### EXERCISE AIM
Within the records that follow, find every line containing the string "this". Copy those lines.

### INFORMATION SHOWN
□ □ □ □

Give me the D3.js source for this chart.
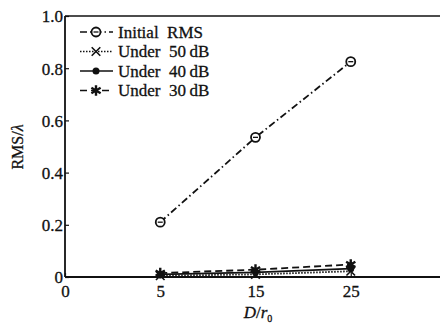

□ □ □ □

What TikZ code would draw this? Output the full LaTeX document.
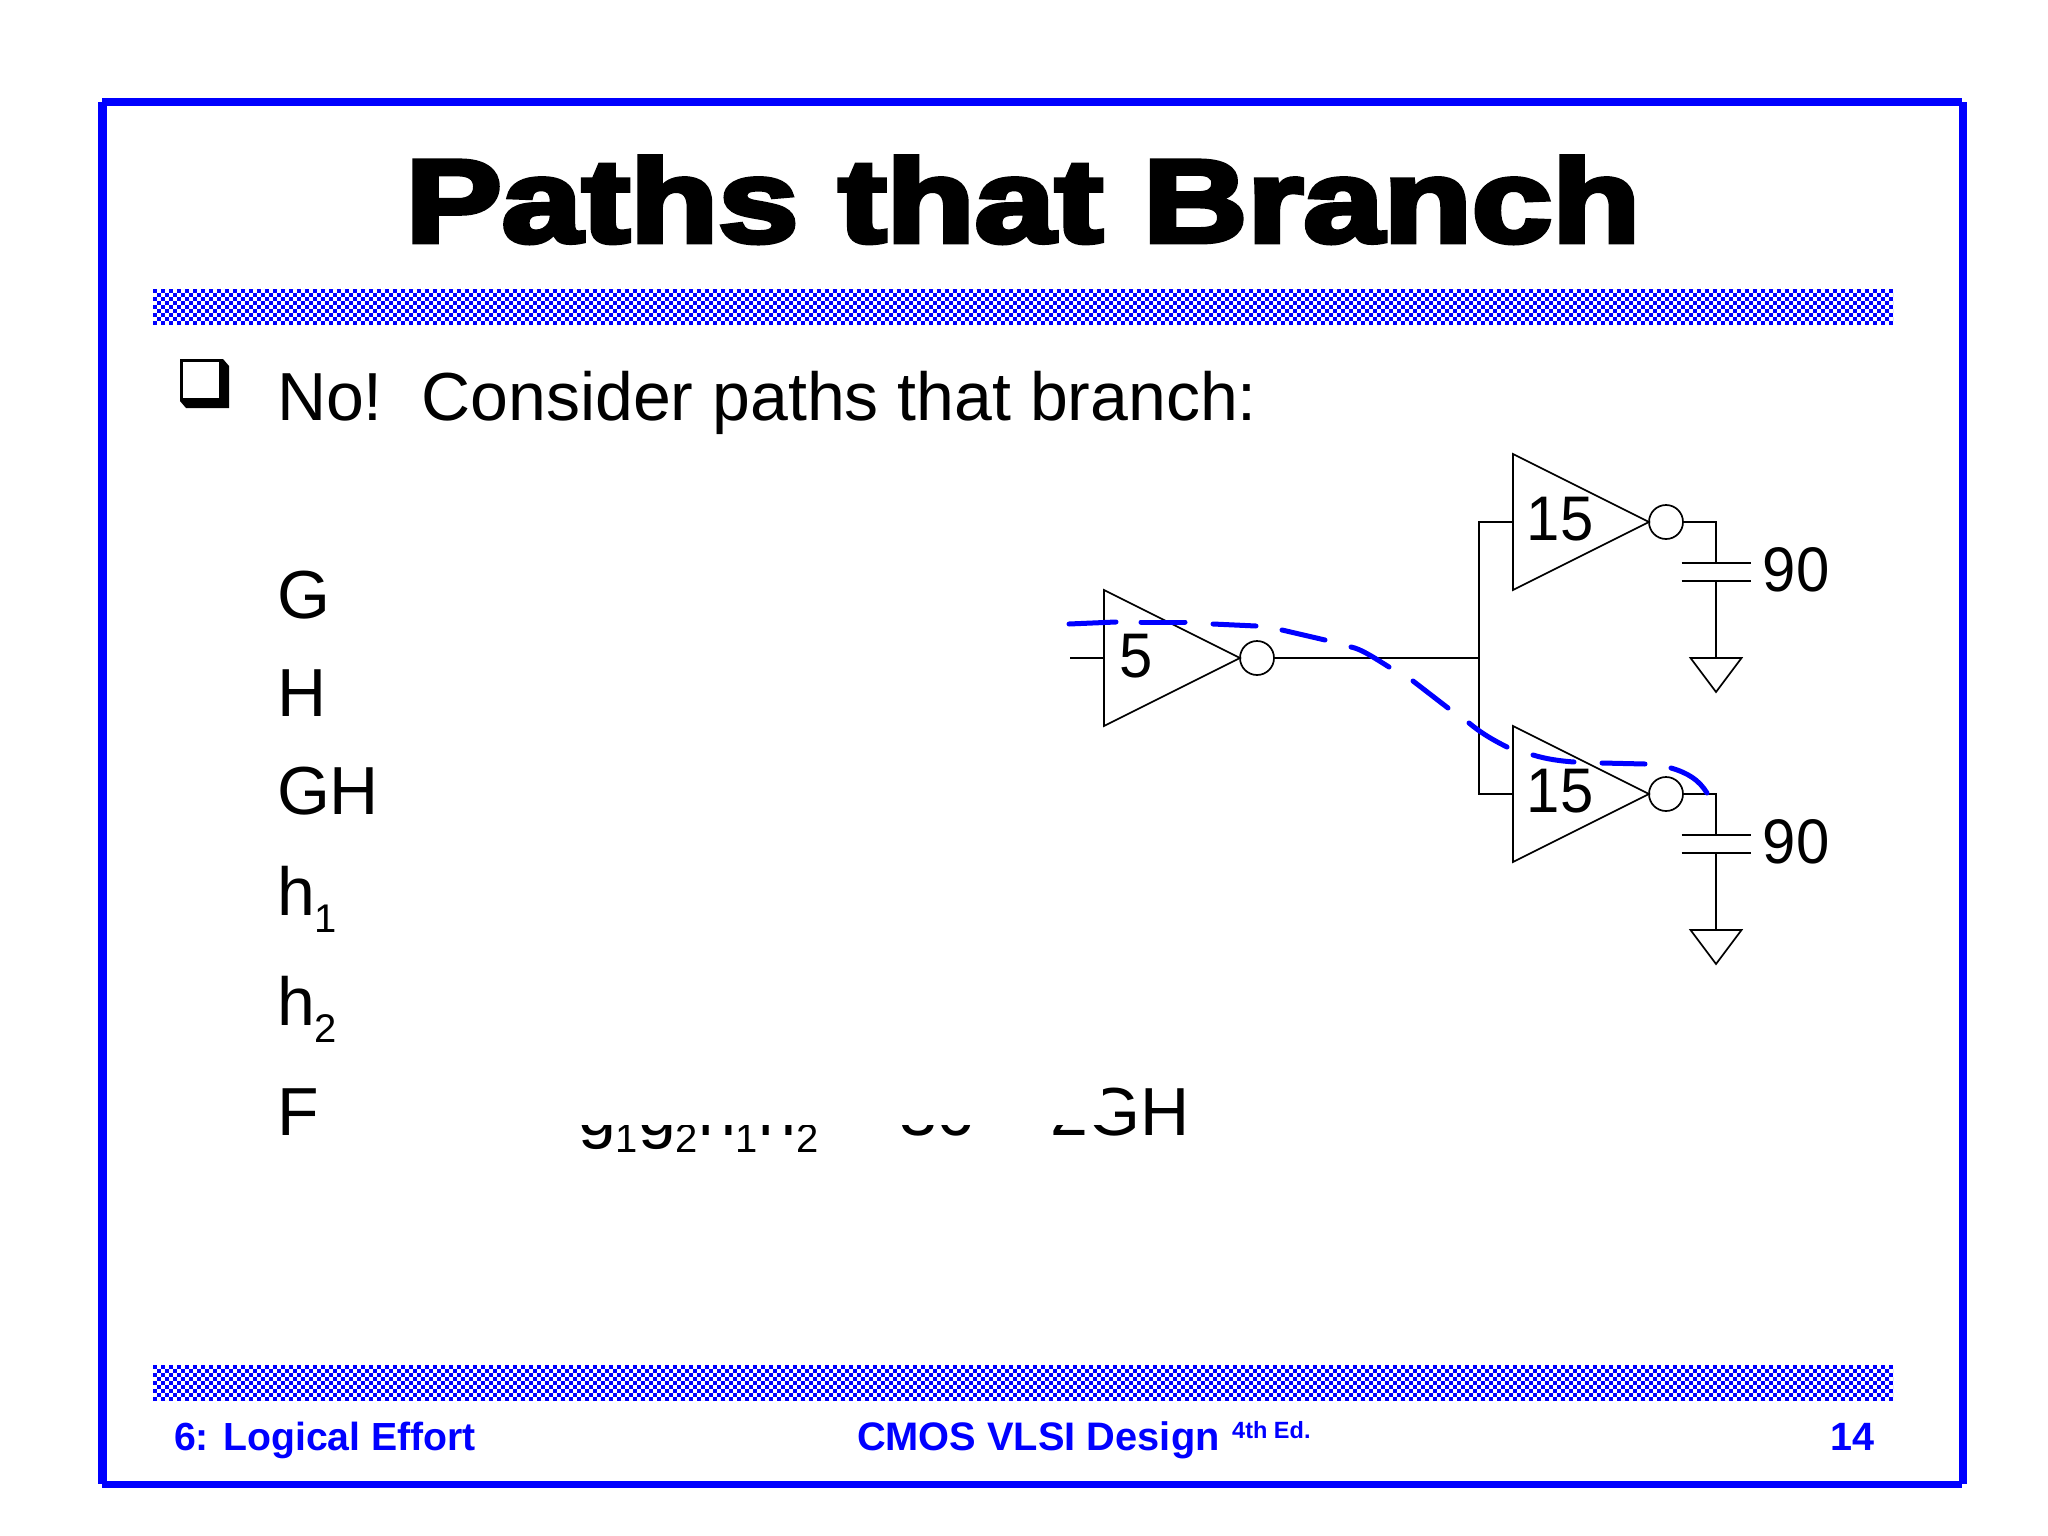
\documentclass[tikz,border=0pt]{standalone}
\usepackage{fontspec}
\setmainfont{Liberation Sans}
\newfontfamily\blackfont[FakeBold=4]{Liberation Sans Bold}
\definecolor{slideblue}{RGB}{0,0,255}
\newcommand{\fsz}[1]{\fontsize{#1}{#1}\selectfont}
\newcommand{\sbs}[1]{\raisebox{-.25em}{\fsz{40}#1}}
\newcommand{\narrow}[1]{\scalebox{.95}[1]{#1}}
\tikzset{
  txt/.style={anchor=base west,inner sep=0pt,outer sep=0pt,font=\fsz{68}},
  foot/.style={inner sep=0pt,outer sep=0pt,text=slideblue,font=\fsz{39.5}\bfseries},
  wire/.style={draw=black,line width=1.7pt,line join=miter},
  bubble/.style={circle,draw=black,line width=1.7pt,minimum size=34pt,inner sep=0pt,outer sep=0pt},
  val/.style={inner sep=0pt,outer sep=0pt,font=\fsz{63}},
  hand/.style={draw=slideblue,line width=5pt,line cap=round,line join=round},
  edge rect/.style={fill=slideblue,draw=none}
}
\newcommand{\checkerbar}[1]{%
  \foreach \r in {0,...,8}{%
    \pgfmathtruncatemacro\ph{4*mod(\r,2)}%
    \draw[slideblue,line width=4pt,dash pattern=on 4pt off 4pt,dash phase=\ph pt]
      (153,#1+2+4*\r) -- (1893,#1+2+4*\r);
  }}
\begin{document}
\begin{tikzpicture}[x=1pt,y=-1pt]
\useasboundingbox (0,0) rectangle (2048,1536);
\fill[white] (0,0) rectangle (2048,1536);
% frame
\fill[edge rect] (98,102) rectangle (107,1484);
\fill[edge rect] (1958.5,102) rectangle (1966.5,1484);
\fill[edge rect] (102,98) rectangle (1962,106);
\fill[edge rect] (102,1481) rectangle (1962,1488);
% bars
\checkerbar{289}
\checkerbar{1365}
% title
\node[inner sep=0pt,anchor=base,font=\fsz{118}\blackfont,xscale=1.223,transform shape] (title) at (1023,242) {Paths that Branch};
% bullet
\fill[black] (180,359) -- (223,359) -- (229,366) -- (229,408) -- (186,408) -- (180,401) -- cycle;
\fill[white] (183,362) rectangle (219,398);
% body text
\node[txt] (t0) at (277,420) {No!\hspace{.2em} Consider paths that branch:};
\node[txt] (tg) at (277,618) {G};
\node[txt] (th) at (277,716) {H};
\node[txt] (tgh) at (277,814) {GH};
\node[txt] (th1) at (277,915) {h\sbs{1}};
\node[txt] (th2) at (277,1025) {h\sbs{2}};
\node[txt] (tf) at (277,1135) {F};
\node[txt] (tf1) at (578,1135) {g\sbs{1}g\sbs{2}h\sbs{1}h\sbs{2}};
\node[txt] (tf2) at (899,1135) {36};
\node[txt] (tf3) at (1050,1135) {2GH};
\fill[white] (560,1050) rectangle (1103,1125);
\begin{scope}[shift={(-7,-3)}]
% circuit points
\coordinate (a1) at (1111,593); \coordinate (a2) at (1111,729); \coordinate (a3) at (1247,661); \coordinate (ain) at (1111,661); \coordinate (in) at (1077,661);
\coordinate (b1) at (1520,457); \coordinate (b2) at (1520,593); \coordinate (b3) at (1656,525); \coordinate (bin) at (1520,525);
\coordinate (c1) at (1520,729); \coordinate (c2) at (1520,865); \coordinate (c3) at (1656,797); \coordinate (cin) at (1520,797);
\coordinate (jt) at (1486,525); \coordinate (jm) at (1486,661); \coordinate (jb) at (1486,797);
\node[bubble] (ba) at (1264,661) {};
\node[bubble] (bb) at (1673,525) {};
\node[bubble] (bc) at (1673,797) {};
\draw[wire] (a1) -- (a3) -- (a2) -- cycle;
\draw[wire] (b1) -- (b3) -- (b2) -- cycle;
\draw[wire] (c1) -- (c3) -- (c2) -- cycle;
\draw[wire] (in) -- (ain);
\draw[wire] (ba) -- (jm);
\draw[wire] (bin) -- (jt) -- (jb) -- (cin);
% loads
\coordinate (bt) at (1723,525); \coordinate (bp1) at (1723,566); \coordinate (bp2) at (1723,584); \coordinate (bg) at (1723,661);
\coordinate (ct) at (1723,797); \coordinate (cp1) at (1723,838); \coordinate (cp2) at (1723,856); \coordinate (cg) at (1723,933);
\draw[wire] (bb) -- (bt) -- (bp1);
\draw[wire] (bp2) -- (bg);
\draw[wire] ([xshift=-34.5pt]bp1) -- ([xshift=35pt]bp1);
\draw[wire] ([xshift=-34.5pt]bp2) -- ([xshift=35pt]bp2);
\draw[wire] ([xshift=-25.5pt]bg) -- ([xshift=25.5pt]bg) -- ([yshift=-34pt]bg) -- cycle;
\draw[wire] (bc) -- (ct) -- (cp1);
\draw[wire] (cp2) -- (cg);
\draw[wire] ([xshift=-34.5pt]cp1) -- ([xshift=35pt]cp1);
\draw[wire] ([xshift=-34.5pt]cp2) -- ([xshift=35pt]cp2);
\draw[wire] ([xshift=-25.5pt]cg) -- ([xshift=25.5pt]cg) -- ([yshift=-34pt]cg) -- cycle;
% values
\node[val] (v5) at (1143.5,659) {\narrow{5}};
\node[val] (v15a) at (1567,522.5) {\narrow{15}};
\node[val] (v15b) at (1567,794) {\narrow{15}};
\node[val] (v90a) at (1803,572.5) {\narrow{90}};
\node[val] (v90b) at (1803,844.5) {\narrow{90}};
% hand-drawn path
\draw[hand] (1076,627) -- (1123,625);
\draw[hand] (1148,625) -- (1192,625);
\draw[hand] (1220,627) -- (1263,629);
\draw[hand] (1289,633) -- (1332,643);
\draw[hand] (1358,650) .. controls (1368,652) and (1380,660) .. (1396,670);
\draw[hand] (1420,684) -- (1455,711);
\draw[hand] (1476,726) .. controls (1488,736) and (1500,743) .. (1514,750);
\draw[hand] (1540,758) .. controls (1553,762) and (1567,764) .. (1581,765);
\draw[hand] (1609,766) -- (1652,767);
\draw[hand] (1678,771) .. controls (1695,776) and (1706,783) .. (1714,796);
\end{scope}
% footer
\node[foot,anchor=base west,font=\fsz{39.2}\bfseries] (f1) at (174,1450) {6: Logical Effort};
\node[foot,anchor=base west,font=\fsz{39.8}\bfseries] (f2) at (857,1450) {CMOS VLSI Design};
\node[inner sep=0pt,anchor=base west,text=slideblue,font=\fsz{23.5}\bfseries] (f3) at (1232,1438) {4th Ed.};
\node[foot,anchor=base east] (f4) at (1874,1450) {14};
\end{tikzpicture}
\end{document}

□ □ □ □

### EXERCISE ANSWER
Give me the D3.js source for this chart.
What TikZ code would draw this? Output the full LaTeX document.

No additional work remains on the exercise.